By Christophe Berthod, Ivan Maggio-Aprile, Christoph Renner, Department of Quantum Matter Physics, University of Geneva

Based on article published in Physical Review Letters

Copper oxide superconductors were the first to be found superconducting above liquid nitrogen temperature in the mid-1980s, thus shattering through the maximum critical temperature of 35K foreseen by theorists. The mechanism enabling the superconducting state at such high temperatures remains a puzzle. Among the unusual features of high-temperature superconductors (HTS) was the vortex-core electronic structure. Vortices form when the HTS is immersed in a magnetic field. The superconducting order parameter drops to zero at the vortex center while the supercurrent forms a loop. This topology is responsible for an unusual quasiparticle local density of states (LDOS) near the core predicted by Caroli, de Gennes, and Matricon within the framework of the BCS theory. While this prediction was verified for low-temperature superconductors, it failed completely to explain the tunneling spectra measured at the vortex cores of HTS until now.

Figure: Spectroscopic fingerprints of vortices in YBCO revealed by STM after subtraction of a background signal, compared with simulations based on the BCS theory

In a series of scanning tunneling spectroscopy (STS) experiments on YBCO, we found that two subgap conductance peaks so far associated with the vortex cores are not vortex features, but are part of an electronic background uniformly measured across the entire surface, whether a magnetic field is applied or not.
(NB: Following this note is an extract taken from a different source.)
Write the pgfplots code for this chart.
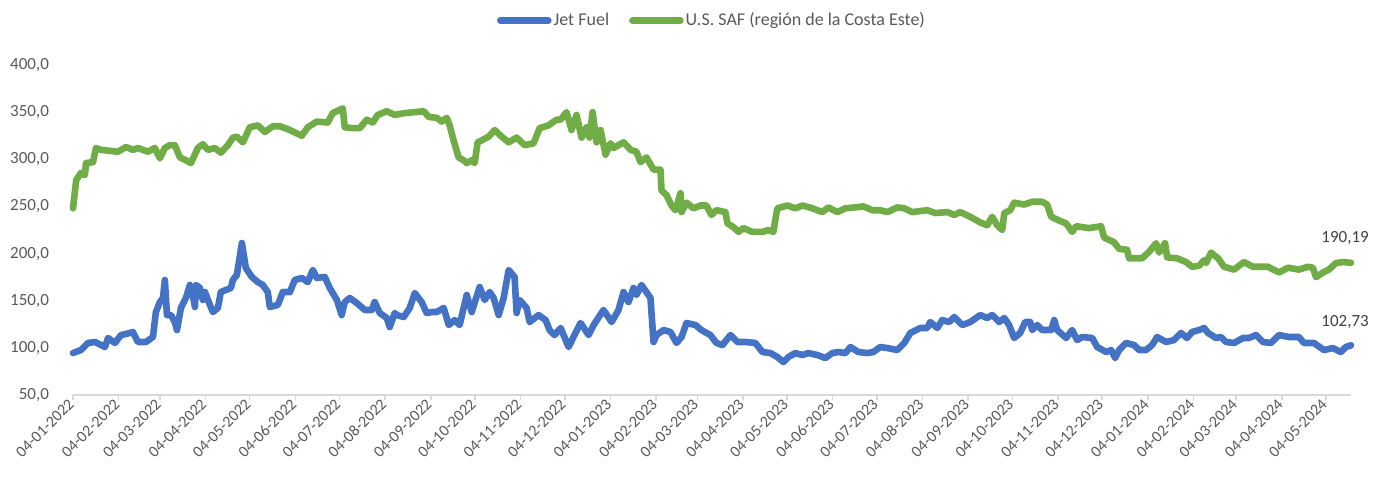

This finding led us to consider a simple model assuming that the total tunneling current is the combination of two additive channels: one associated with the quasiparticle excitations expected for a clean d-wave superconductor with YBCO band structure; the other corresponding to an unknown non-superconducting background where the subgap peaks belong. According to this two-channel analysis, the superconducting condensate contributes only 15% to 20% of the total tunneling signal, explaining the difficulty of detecting the BCS fingerprints in this material.

Because the dominant background is spatially uniform and simply adds to the total tunneling current, we can eliminate this unknown contribution by subtracting a spectrum measured away from the vortex cores from all the tunneling spectra measured in the vortex phase. The remaining signal can be modeled in the Bogoliubov-de Gennes framework without knowing the background, by computing the spatial dependence of the LDOS in the presence of vortices and performing the same subtraction. We find a remarkable correspondence between the model and the data, demonstrating that the vortex cores in HTS cuprates are not exotic but present the expected quasiparticle LDOS.

The model provides further insight into the vortex-core structure, which is different for each vortex due to an irregular lattice and depends on the Fermi surface topology more than on the gap symmetry. While this study solves the puzzle of the vortex-core signature, it raises a new question: what is the nature of the dominant background conductance in YBCO? This question and whether the same model applies to other HTS cuprates will be addressed in future studies.